Quienes solo ven en el fútbol un juego de veintidós personas intentando darle un sentido al balón se pierden una sugerente manera de comprender la naturaleza humana y la cultura social. Los clubes históricos, como el Zaragoza, reproducen el imaginario de sus ciudades, a la vez que ayudan a enriquecerlo, renovarlo y reforzarlo. Por eso, la decadencia del Zaragoza no deja de ser también un lastre para la percepción que se tiene de nuestra ciudad. Diez años de languidez y supervivencia se convierten en ácido para la imagen de una ciudad que acumula motivos para parecer pujante y global.

Como más de uno estará pensando que solo he expuesto un caso y que puede ser una casualidad -de hecho, un hermano suyo vive jubilado y casado en Zaragoza, aunque él no ha visitado la ciudad en los últimos treinta años-, en San Juan de Luz, ya de regreso, nos sentamos en la terraza de un bar para comer y el camarero nos preguntó en un castellano afrancesado, pero más que bueno, de dónde éramos. Al decirle que de Zaragoza, le faltó tiempo para decir, mientras me ofrecía cerveza belga o una caña vasca: “¡ah! Real Saragossa, demasiados años en Segunda, un histórico”.
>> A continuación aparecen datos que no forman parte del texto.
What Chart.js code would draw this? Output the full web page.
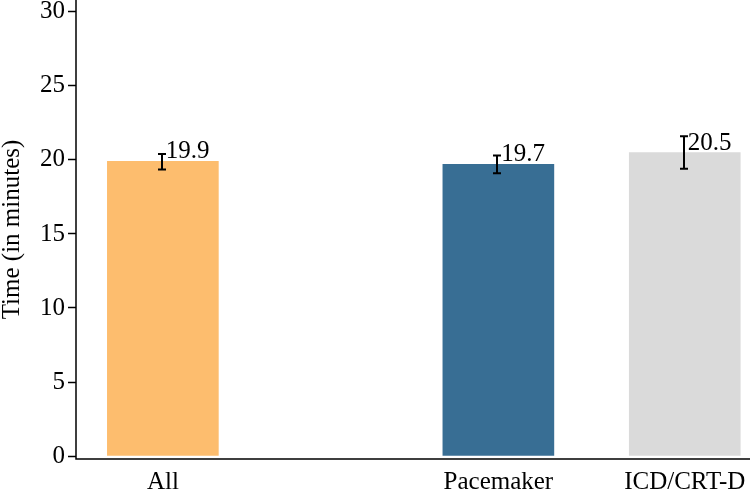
<!DOCTYPE html>
<html>
<head>
<meta charset="utf-8">
<script src="https://cdn.jsdelivr.net/npm/chart.js@4.4.1/dist/chart.umd.min.js"></script>
<style>
  html, body { margin: 0; padding: 0; background: #fff; }
  #wrap { width: 750px; height: 497px; }
</style>
</head>
<body>
<div id="wrap"><canvas id="chart" width="750" height="497"></canvas></div>
<script>
// data
const groups   = ["All", "Pacemaker", "ICD/CRT-D"];
const means    = [19.9, 19.7, 20.5];
const errLow   = [19.35, 19.1, 19.4];
const errHigh  = [20.4, 20.3, 21.6];
const yTicks   = [0, 5, 10, 15, 20, 25, 30];
const barColors = ["#FDBD6E", "#386E94", "#DADADA"];

// the original leaves a wider gap between "All" and the device groups
const slots = [0, 1.8, 2.8];
const FONT = "'Liberation Serif', 'Times New Roman', serif";
const FS = 25;

const extrasPlugin = {
  id: "extras",
  afterDatasetsDraw(chart) {
    const { ctx, scales: { x, y } } = chart;
    ctx.save();
    ctx.strokeStyle = "#000";
    ctx.fillStyle = "#000";
    ctx.lineWidth = 2;
    groups.forEach((g, i) => {
      const cx = Math.round(x.getPixelForValue(slots[i])) - 1;
      const top = y.getPixelForValue(errHigh[i]);
      const bot = y.getPixelForValue(errLow[i]);
      ctx.beginPath();
      ctx.moveTo(cx, top); ctx.lineTo(cx, bot);
      ctx.moveTo(cx - 4, top); ctx.lineTo(cx + 4, top);
      ctx.moveTo(cx - 4, bot); ctx.lineTo(cx + 4, bot);
      ctx.stroke();
    });
    ctx.font = FS + "px " + FONT;
    ctx.textAlign = "left";
    ctx.textBaseline = "alphabetic";
    groups.forEach((g, i) => {
      const cx = x.getPixelForValue(slots[i]);
      const ty = y.getPixelForValue(means[i]);
      ctx.fillText(means[i].toFixed(1), cx + 3, ty - 3);
    });
    // axis lines
    const a = chart.chartArea;
    ctx.lineWidth = 1.5;
    ctx.beginPath();
    ctx.moveTo(a.left, 0); ctx.lineTo(a.left, a.bottom);
    ctx.lineTo(chart.width, a.bottom);
    ctx.stroke();
    ctx.restore();
  }
};

new Chart(document.getElementById("chart"), {
  type: "bar",
  data: {
    datasets: [{
      data: groups.map((g, i) => ({ x: slots[i], y: means[i] })),
      backgroundColor: barColors,
      borderWidth: 0,
      barThickness: 111
    }]
  },
  options: {
    responsive: false,
    animation: false,
    devicePixelRatio: 1,
    layout: { padding: 0 },
    plugins: { legend: { display: false }, tooltip: { enabled: false } },
    scales: {
      x: {
        type: "linear",
        min: -0.466,
        max: 3.15,
        offset: false,
        afterBuildTicks: s => { s.ticks = slots.map(v => ({ value: v })); },
        afterFit: s => { s.height = 38; s.paddingLeft = 0; s.paddingRight = 0; },
        border: { display: false },
        grid: { display: false, drawTicks: false },
        ticks: {
          autoSkip: false,
          maxRotation: 0,
          padding: 8,
          color: "#000",
          font: { family: FONT, size: FS },
          callback: (v, i) => groups[i]
        }
      },
      y: {
        min: -0.2,
        max: 30.8,
        afterBuildTicks: s => { s.ticks = yTicks.map(v => ({ value: v })); },
        afterFit: s => { s.width = 76; s.paddingTop = 0; s.paddingBottom = 0; },
        border: { display: false },
        grid: { drawOnChartArea: false, drawTicks: true, tickLength: 8, tickColor: "#000", tickWidth: 1.5 },
        ticks: {
          padding: 3,
          color: "#000",
          font: { family: FONT, size: FS }
        },
        title: {
          display: true,
          text: "Time (in minutes)",
          color: "#000",
          font: { family: FONT, size: FS, lineHeight: 1 },
          padding: { top: 0, bottom: 0 }
        }
      }
    }
  },
  plugins: [extrasPlugin]
});
</script>
</body>
</html>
Hay quienes, como Virginia Wolf, ven la experiencia de la vida en los sucesos y situaciones banales u ordinarias que pueden dar valor social a un deporte vestido ya de negocio, pero que mucha gente aún siente como parte de su vida emocional, incluso como expresión de su conducta y visión del mundo. Fue también Virginia Wolf quien rubricó que, en esta vida, lo personal se convierte en político.